**YOUR INSTRUCTIONS**: Word for word, quote all of the material, omitting the pictures.

## start DATASET SECTION

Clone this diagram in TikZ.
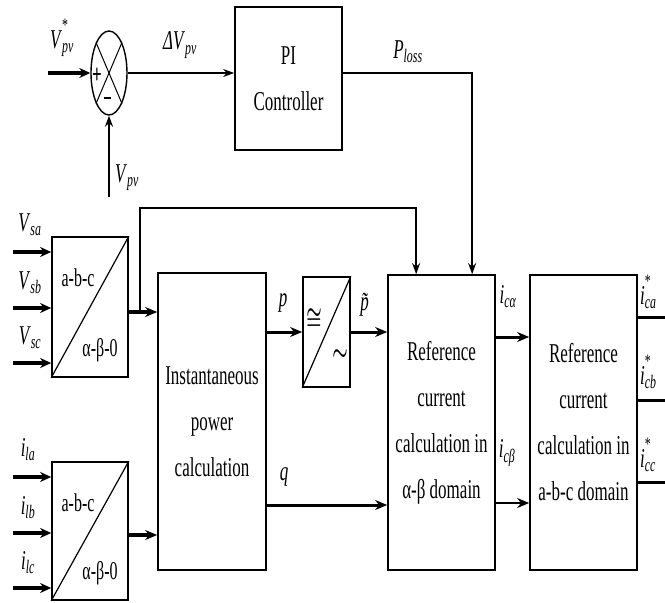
\documentclass[tikz,border=0pt]{standalone}
\usepackage{fontspec}
\setmainfont{Liberation Serif}
\usepackage{amsmath}
\usepackage{graphicx}
\usetikzlibrary{arrows.meta,shapes.geometric,calc,positioning}

% tall lettering, signal names
\newcommand{\tall}[1]{\scalebox{1}[1.6]{#1}}
\newcommand{\sig}[3]{\tall{\textit{#1}\rlap{\raisebox{4pt}{\textsuperscript{#3}}}\textsubscript{\textit{#2}}}}

\tikzset{
  blk/.style = {draw, line width=1.7pt, inner sep=0pt, align=center,
                font=\fontsize{17}{46}\selectfont},
  sumnode/.style = {draw, ellipse, line width=1.4pt, inner sep=0pt,
                minimum width=36pt, minimum height=84pt},
  lbl/.style = {inner sep=0pt, font=\fontsize{17}{20}\selectfont},
  small/.style = {inner sep=0pt, font=\fontsize{16}{18}\selectfont},
  arr/.style = {line width=1.7pt, -{Stealth[length=11pt, width=8pt]}},
  arrbig/.style = {line width=3pt, -{Stealth[length=12pt, width=10pt]}},
  arrin/.style = {line width=3.5pt, -{Stealth[length=11pt, width=10pt]}}
}

\begin{document}
\begin{tikzpicture}[x=1pt, y=-1pt]
  \useasboundingbox (0,0) rectangle (665,603);
  \clip (0,0) rectangle (665,603);

  % blocks
  \node[sumnode](sum)at(109,73){};
  \node[blk, minimum width=107pt, minimum height=143pt](pi)at(288.5,78.5)
       {\tall{PI}\\\tall{Controller}};
  \node[blk, minimum width=76pt, minimum height=140pt](abc1)at(90,307){};
  \node[blk, minimum width=76pt, minimum height=138pt](abc2)at(90,531){};
  \node[blk, minimum width=108pt, minimum height=297pt](inst)at(212,421.5)
       {\tall{Instantaneous}\\\tall{power}\\\tall{calculation}};
  \node[blk, minimum width=47pt, minimum height=110pt](filt)at(326.5,332){};
  \node[blk, minimum width=107pt, minimum height=295pt](refab)at(441.5,422.5)
       {\tall{Reference}\\\tall{current}\\\tall{calculation in}\\\tall{α-β domain}};
  \node[blk, minimum width=107pt, minimum height=295pt](refabc)at(583.5,422.5)
       {\tall{Reference}\\\tall{current}\\\tall{calculation in}\\\tall{a-b-c domain}};

  % insides of the small blocks
  \path[draw, line width=1pt](sum.67)to(sum.247);
  \path[draw, line width=1pt](sum.113)to(sum.293);
  \node[inner sep=0pt, font=\fontsize{17}{18}\selectfont\bfseries](plus)at(97,76){\tall{+}};
  \node[inner sep=0pt](minus)at(107,98){\rule{7pt}{2.5pt}};
  \path[draw, line width=1.2pt](abc1.south west)to(abc1.north east);
  \path[draw, line width=1.2pt](abc2.south west)to(abc2.north east);
  \node[small](t1)at(78,278){\tall{a-b-c}};
  \node[small](b1)at(100,350){\tall{α-β-0}};
  \node[small](t2)at(78,503){\tall{a-b-c}};
  \node[small](b2)at(100,573){\tall{α-β-0}};
  \path[draw, line width=1.2pt](filt.south west)to(filt.north east);
  \node[lbl](fh)at(314,319){\tall{$\boldsymbol{\cong}$}};
  \node[lbl](fl)at(340,355){\tall{$\boldsymbol{\sim}$}};

  % labels
  \node[lbl](vref)at(62,38){\sig{V}{pv}{*}};
  \node[lbl](dv)at(180,45){\tall{\textit{ΔV}\textsubscript{\textit{pv}}}};
  \node[lbl](vpv)at(127,178){\sig{V}{pv}{}};
  \node[lbl](ploss)at(408,52){\sig{P}{loss}{}};
  \node[lbl](vsa)at(30,225){\sig{V}{sa}{}};
  \node[lbl](vsb)at(30,283){\sig{V}{sb}{}};
  \node[lbl](vsc)at(30,338){\sig{V}{sc}{}};
  \node[lbl](ila)at(28,450){\sig{i}{la}{}};
  \node[lbl](ilb)at(28,508){\sig{i}{lb}{}};
  \node[lbl](ilc)at(28,563){\sig{i}{lc}{}};
  \node[lbl](p)at(283,303){\tall{\textit{p}}};
  \node[lbl](pt)at(368,305){\tall{\textit{\~{p}}}};
  \node[lbl](q)at(284,477){\tall{\textit{q}}};
  \node[lbl](ica)at(508,297){\sig{i}{cα}{}};
  \node[lbl](icb)at(507,453){\sig{i}{cβ}{}};
  \node[lbl, anchor=west](oa)at(640,292){\sig{i}{ca}{*}};
  \node[lbl, anchor=west](ob)at(640,372){\sig{i}{cb}{*}};
  \node[lbl, anchor=west](oc)at(640,455){\sig{i}{cc}{*}};

  % free ends
  \coordinate(vin)at(48,73);
  \coordinate(vfb)at(109,197);
  \coordinate(sa)at(13,252);
  \coordinate(sb)at(13,308);
  \coordinate(sc)at(13,363);
  \coordinate(la)at(13,477);
  \coordinate(lb)at(13,533);
  \coordinate(lc)at(13,588);
  \coordinate(br)at(140,312);
  \coordinate(fb)at(140,208);
  \coordinate(o2)at(128,535);
  \coordinate(in1)at([xshift=29pt]refab.north west);
  \coordinate(in2)at([xshift=85pt]refab.north west);
  \coordinate(qy)at(266,505);
  \coordinate(ay)at(495,337);
  \coordinate(by)at(495,503);
  \coordinate(ra)at(690,317);
  \coordinate(rb)at(690,400);
  \coordinate(rc)at(690,482);

  % connections
  \path[draw, arrin](vin)to(sum.west);
  \path[draw, arr](vfb)to(sum.south);
  \path[draw, arr](sum.east)to(pi.west |- sum.east);
  \path[draw, arr](pi.east |- sum.east)-|(in2);
  \path[draw, arrin](sa)to(abc1.west |- sa);
  \path[draw, arrin](sb)to(abc1.west |- sb);
  \path[draw, arrin](sc)to(abc1.west |- sc);
  \path[draw, arrin](la)to(abc2.west |- la);
  \path[draw, arrin](lb)to(abc2.west |- lb);
  \path[draw, arrin](lc)to(abc2.west |- lc);
  \path[draw, arrbig, line width=4pt](abc1.east |- br)to(inst.west |- br);
  \path[draw, arrbig, line width=4pt](o2)to(inst.west |- o2);
  \path[draw, arr](br)to(fb)-|(in1);
  \path[draw, arrbig](inst.east |- filt.west)to(filt.west);
  \path[draw, arrbig](filt.east)to(refab.west |- filt.east);
  \path[draw, arrbig](qy)to(refab.west |- qy);
  \path[draw, arrbig](ay)to(refabc.west |- ay);
  \path[draw, arrbig, line width=2.4pt](by)to(refabc.west |- by);
  \path[draw, arrbig](refabc.east |- ra)to(ra);
  \path[draw, arrbig](refabc.east |- rb)to(rb);
  \path[draw, arrbig](refabc.east |- rc)to(rc);
\end{tikzpicture}
\end{document}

## end DATASET SECTION

**THE OUTPUT**:
Clone this diagram in TikZ.
\documentclass[tikz,border=0pt]{standalone}
\usepackage{fontspec}
\setmainfont{Liberation Serif}
\usepackage{amsmath}
\usepackage{graphicx}
\usetikzlibrary{arrows.meta,shapes.geometric,calc,positioning}

% tall lettering, signal names
\newcommand{\tall}[1]{\scalebox{1}[1.6]{#1}}
\newcommand{\sig}[3]{\tall{\textit{#1}\rlap{\raisebox{4pt}{\textsuperscript{#3}}}\textsubscript{\textit{#2}}}}

\tikzset{
  blk/.style = {draw, line width=1.7pt, inner sep=0pt, align=center,
                font=\fontsize{17}{46}\selectfont},
  sumnode/.style = {draw, ellipse, line width=1.4pt, inner sep=0pt,
                minimum width=36pt, minimum height=84pt},
  lbl/.style = {inner sep=0pt, font=\fontsize{17}{20}\selectfont},
  small/.style = {inner sep=0pt, font=\fontsize{16}{18}\selectfont},
  arr/.style = {line width=1.7pt, -{Stealth[length=11pt, width=8pt]}},
  arrbig/.style = {line width=3pt, -{Stealth[length=12pt, width=10pt]}},
  arrin/.style = {line width=3.5pt, -{Stealth[length=11pt, width=10pt]}}
}

\begin{document}
\begin{tikzpicture}[x=1pt, y=-1pt]
  \useasboundingbox (0,0) rectangle (665,603);
  \clip (0,0) rectangle (665,603);

  % blocks
  \node[sumnode](sum)at(109,73){};
  \node[blk, minimum width=107pt, minimum height=143pt](pi)at(288.5,78.5)
       {\tall{PI}\\\tall{Controller}};
  \node[blk, minimum width=76pt, minimum height=140pt](abc1)at(90,307){};
  \node[blk, minimum width=76pt, minimum height=138pt](abc2)at(90,531){};
  \node[blk, minimum width=108pt, minimum height=297pt](inst)at(212,421.5)
       {\tall{Instantaneous}\\\tall{power}\\\tall{calculation}};
  \node[blk, minimum width=47pt, minimum height=110pt](filt)at(326.5,332){};
  \node[blk, minimum width=107pt, minimum height=295pt](refab)at(441.5,422.5)
       {\tall{Reference}\\\tall{current}\\\tall{calculation in}\\\tall{α-β domain}};
  \node[blk, minimum width=107pt, minimum height=295pt](refabc)at(583.5,422.5)
       {\tall{Reference}\\\tall{current}\\\tall{calculation in}\\\tall{a-b-c domain}};

  % insides of the small blocks
  \path[draw, line width=1pt](sum.67)to(sum.247);
  \path[draw, line width=1pt](sum.113)to(sum.293);
  \node[inner sep=0pt, font=\fontsize{17}{18}\selectfont\bfseries](plus)at(97,76){\tall{+}};
  \node[inner sep=0pt](minus)at(107,98){\rule{7pt}{2.5pt}};
  \path[draw, line width=1.2pt](abc1.south west)to(abc1.north east);
  \path[draw, line width=1.2pt](abc2.south west)to(abc2.north east);
  \node[small](t1)at(78,278){\tall{a-b-c}};
  \node[small](b1)at(100,350){\tall{α-β-0}};
  \node[small](t2)at(78,503){\tall{a-b-c}};
  \node[small](b2)at(100,573){\tall{α-β-0}};
  \path[draw, line width=1.2pt](filt.south west)to(filt.north east);
  \node[lbl](fh)at(314,319){\tall{$\boldsymbol{\cong}$}};
  \node[lbl](fl)at(340,355){\tall{$\boldsymbol{\sim}$}};

  % labels
  \node[lbl](vref)at(62,38){\sig{V}{pv}{*}};
  \node[lbl](dv)at(180,45){\tall{\textit{ΔV}\textsubscript{\textit{pv}}}};
  \node[lbl](vpv)at(127,178){\sig{V}{pv}{}};
  \node[lbl](ploss)at(408,52){\sig{P}{loss}{}};
  \node[lbl](vsa)at(30,225){\sig{V}{sa}{}};
  \node[lbl](vsb)at(30,283){\sig{V}{sb}{}};
  \node[lbl](vsc)at(30,338){\sig{V}{sc}{}};
  \node[lbl](ila)at(28,450){\sig{i}{la}{}};
  \node[lbl](ilb)at(28,508){\sig{i}{lb}{}};
  \node[lbl](ilc)at(28,563){\sig{i}{lc}{}};
  \node[lbl](p)at(283,303){\tall{\textit{p}}};
  \node[lbl](pt)at(368,305){\tall{\textit{\~{p}}}};
  \node[lbl](q)at(284,477){\tall{\textit{q}}};
  \node[lbl](ica)at(508,297){\sig{i}{cα}{}};
  \node[lbl](icb)at(507,453){\sig{i}{cβ}{}};
  \node[lbl, anchor=west](oa)at(640,292){\sig{i}{ca}{*}};
  \node[lbl, anchor=west](ob)at(640,372){\sig{i}{cb}{*}};
  \node[lbl, anchor=west](oc)at(640,455){\sig{i}{cc}{*}};

  % free ends
  \coordinate(vin)at(48,73);
  \coordinate(vfb)at(109,197);
  \coordinate(sa)at(13,252);
  \coordinate(sb)at(13,308);
  \coordinate(sc)at(13,363);
  \coordinate(la)at(13,477);
  \coordinate(lb)at(13,533);
  \coordinate(lc)at(13,588);
  \coordinate(br)at(140,312);
  \coordinate(fb)at(140,208);
  \coordinate(o2)at(128,535);
  \coordinate(in1)at([xshift=29pt]refab.north west);
  \coordinate(in2)at([xshift=85pt]refab.north west);
  \coordinate(qy)at(266,505);
  \coordinate(ay)at(495,337);
  \coordinate(by)at(495,503);
  \coordinate(ra)at(690,317);
  \coordinate(rb)at(690,400);
  \coordinate(rc)at(690,482);

  % connections
  \path[draw, arrin](vin)to(sum.west);
  \path[draw, arr](vfb)to(sum.south);
  \path[draw, arr](sum.east)to(pi.west |- sum.east);
  \path[draw, arr](pi.east |- sum.east)-|(in2);
  \path[draw, arrin](sa)to(abc1.west |- sa);
  \path[draw, arrin](sb)to(abc1.west |- sb);
  \path[draw, arrin](sc)to(abc1.west |- sc);
  \path[draw, arrin](la)to(abc2.west |- la);
  \path[draw, arrin](lb)to(abc2.west |- lb);
  \path[draw, arrin](lc)to(abc2.west |- lc);
  \path[draw, arrbig, line width=4pt](abc1.east |- br)to(inst.west |- br);
  \path[draw, arrbig, line width=4pt](o2)to(inst.west |- o2);
  \path[draw, arr](br)to(fb)-|(in1);
  \path[draw, arrbig](inst.east |- filt.west)to(filt.west);
  \path[draw, arrbig](filt.east)to(refab.west |- filt.east);
  \path[draw, arrbig](qy)to(refab.west |- qy);
  \path[draw, arrbig](ay)to(refabc.west |- ay);
  \path[draw, arrbig, line width=2.4pt](by)to(refabc.west |- by);
  \path[draw, arrbig](refabc.east |- ra)to(ra);
  \path[draw, arrbig](refabc.east |- rb)to(rb);
  \path[draw, arrbig](refabc.east |- rc)to(rc);
\end{tikzpicture}
\end{document}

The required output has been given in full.